Data records:
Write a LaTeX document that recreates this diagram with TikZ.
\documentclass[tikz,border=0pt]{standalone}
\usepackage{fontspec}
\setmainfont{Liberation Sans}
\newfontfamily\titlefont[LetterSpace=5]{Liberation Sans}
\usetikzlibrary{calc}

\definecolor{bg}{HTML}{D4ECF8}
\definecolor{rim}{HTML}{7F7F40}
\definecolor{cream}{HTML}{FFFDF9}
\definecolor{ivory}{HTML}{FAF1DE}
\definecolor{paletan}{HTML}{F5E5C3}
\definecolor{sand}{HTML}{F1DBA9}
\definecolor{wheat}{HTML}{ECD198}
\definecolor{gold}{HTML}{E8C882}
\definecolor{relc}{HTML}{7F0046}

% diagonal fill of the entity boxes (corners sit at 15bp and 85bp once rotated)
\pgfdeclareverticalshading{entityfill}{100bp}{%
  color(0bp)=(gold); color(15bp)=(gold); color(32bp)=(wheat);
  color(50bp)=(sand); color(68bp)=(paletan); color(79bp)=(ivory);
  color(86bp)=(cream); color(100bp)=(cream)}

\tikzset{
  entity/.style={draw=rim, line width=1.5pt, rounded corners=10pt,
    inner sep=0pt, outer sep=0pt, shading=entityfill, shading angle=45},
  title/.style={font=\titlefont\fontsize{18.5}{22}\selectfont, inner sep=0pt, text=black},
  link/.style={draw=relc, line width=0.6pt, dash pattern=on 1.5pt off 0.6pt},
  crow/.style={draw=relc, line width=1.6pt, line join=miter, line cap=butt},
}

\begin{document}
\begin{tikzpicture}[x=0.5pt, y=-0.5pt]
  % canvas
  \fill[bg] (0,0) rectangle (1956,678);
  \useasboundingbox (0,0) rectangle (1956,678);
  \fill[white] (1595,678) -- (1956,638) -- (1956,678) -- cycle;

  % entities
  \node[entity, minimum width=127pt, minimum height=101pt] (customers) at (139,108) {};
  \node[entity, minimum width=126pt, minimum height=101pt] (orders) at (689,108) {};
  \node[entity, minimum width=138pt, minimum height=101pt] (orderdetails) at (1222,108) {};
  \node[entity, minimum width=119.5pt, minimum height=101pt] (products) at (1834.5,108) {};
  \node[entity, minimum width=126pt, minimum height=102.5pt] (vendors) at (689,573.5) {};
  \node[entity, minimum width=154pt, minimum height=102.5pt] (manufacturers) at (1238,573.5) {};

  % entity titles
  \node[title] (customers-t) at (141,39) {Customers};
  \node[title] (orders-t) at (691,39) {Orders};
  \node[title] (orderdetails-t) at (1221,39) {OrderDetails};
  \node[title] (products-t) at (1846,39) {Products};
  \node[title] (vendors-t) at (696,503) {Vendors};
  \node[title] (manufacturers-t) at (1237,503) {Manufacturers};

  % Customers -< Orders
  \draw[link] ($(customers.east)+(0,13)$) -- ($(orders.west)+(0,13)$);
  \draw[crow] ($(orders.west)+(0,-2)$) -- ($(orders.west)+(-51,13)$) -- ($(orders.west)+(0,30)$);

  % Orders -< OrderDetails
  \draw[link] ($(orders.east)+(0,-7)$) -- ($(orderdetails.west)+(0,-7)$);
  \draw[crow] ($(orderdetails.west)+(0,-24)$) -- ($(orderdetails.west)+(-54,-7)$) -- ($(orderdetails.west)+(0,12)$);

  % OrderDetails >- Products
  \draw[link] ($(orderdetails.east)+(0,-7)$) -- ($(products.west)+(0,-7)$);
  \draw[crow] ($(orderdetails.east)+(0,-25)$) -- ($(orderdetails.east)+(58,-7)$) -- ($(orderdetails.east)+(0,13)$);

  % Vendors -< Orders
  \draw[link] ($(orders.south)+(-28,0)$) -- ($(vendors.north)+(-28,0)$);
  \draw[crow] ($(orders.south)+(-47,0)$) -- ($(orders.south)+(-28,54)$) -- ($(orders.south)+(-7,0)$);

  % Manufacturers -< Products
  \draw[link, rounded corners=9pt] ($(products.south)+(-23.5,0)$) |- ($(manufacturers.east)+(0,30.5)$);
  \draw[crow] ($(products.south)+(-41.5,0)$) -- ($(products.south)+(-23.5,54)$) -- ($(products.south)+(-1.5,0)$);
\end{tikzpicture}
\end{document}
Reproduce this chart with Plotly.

§ **WHAT YOU HAVE TO DO**: Read the data above and pull out each line that holds the string "this".

§ **FULL ANSWER**:
Write a LaTeX document that recreates this diagram with TikZ.
Reproduce this chart with Plotly.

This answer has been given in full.